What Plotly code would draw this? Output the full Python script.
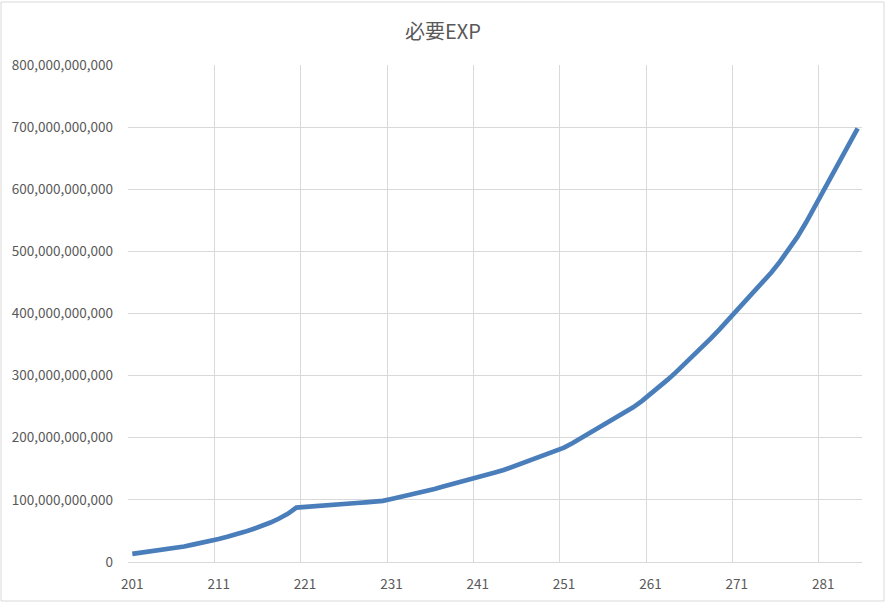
import plotly.graph_objects as go

levels = list(range(201, 286))
exp_billions = [
    13, 15, 16.5, 18, 19.5, 22, 25, 28, 30.5, 33.5,
    37, 40.5, 44, 48.5, 53, 58, 63.5, 70, 77.5, 87.5,
    88.8, 89.8, 91, 92, 93, 94, 95, 96, 97, 98.5,
    101.5, 104.5, 107.5, 110.5, 114, 117.5, 121.5, 125, 128.5, 132,
    135.5, 139.5, 144, 148, 153, 157.5, 162, 167, 172, 177.5,
    184, 191.5, 199.5, 207.5, 215.5, 223.5, 231.5, 240, 249, 259,
    270, 281.5, 293.5, 306, 319, 332, 346, 360, 374.5, 389.5,
    404.5, 419.5, 435, 450, 466, 483.5, 502, 523, 546, 571,
    597, 622, 647, 672.5, 698,
]
exp_values = [v * 1e9 for v in exp_billions]
title_text = "必要EXP"
x_tick_levels = levels[::10]
x_tick_labels = [str(v) for v in x_tick_levels]
y_tick_values = [i * 100_000_000_000 for i in range(9)]

GRID = "#d9d9d9"
TEXT = "#595959"
FONT = "Noto Sans CJK JP"

fig = go.Figure()
fig.add_trace(go.Scatter(
    x=levels, y=exp_values, mode="lines",
    line=dict(color="#4a7ebb", width=4.7),
    hoverinfo="skip", showlegend=False,
))

W, H = 886, 605
ml, mr, mt, mb = 128, 24, 65, 43
pw, ph = W - ml - mr, H - mt - mb

fig.update_layout(
    width=W, height=H,
    margin=dict(l=ml, r=mr, t=mt, b=mb, pad=0),
    paper_bgcolor="white", plot_bgcolor="white",
    font=dict(family=FONT, color=TEXT, size=13),
    title=dict(text=title_text, x=0.5, xanchor="center", y=1 - 32 / H, yanchor="middle",
               font=dict(family=FONT, size=20, color=TEXT)),
    xaxis=dict(
        range=[levels[0] - 0.5, levels[-1] + 0.5],
        tickmode="array", tickvals=x_tick_levels, ticktext=x_tick_labels,
        showgrid=False, zeroline=False,
        showline=True, linecolor=GRID, linewidth=1,
        ticks="", ticklabelstandoff=10,
        tickfont=dict(family=FONT, size=13.5, color=TEXT),
        minor=dict(tickmode="array", tickvals=[v - 0.5 for v in x_tick_levels],
                   showgrid=True, gridcolor=GRID, gridwidth=1, ticks=""),
        fixedrange=True,
    ),
    yaxis=dict(
        range=[0, 800_000_000_000],
        tickmode="array", tickvals=y_tick_values,
        tickformat=",d",
        showgrid=True, gridcolor=GRID, gridwidth=1,
        zeroline=False, showline=False,
        ticks="", ticklabelstandoff=14,
        tickfont=dict(family=FONT, size=13.5, color=TEXT),
        fixedrange=True,
    ),
)

# chart outer border (Excel chart area frame)
fig.add_shape(type="rect", xref="paper", yref="paper",
              x0=(1 - ml) / pw, x1=(884 - ml) / pw,
              y0=(H - mb - 601) / ph, y1=(H - mb - 2) / ph,
              line=dict(color=GRID, width=1), fillcolor="rgba(0,0,0,0)", layer="below")

fig.write_html("out.html", config={"displayModeBar": False},
               post_script="document.body.style.margin='0';document.body.style.overflow='hidden';")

○ ○ ○

BRIEF:
Give again, word for word, every line from the top of the data through the line with "import plotly.graph_objects as go", both ends included, and exclude the pictures.

FINAL RESULT:
What Plotly code would draw this? Output the full Python script.
import plotly.graph_objects as go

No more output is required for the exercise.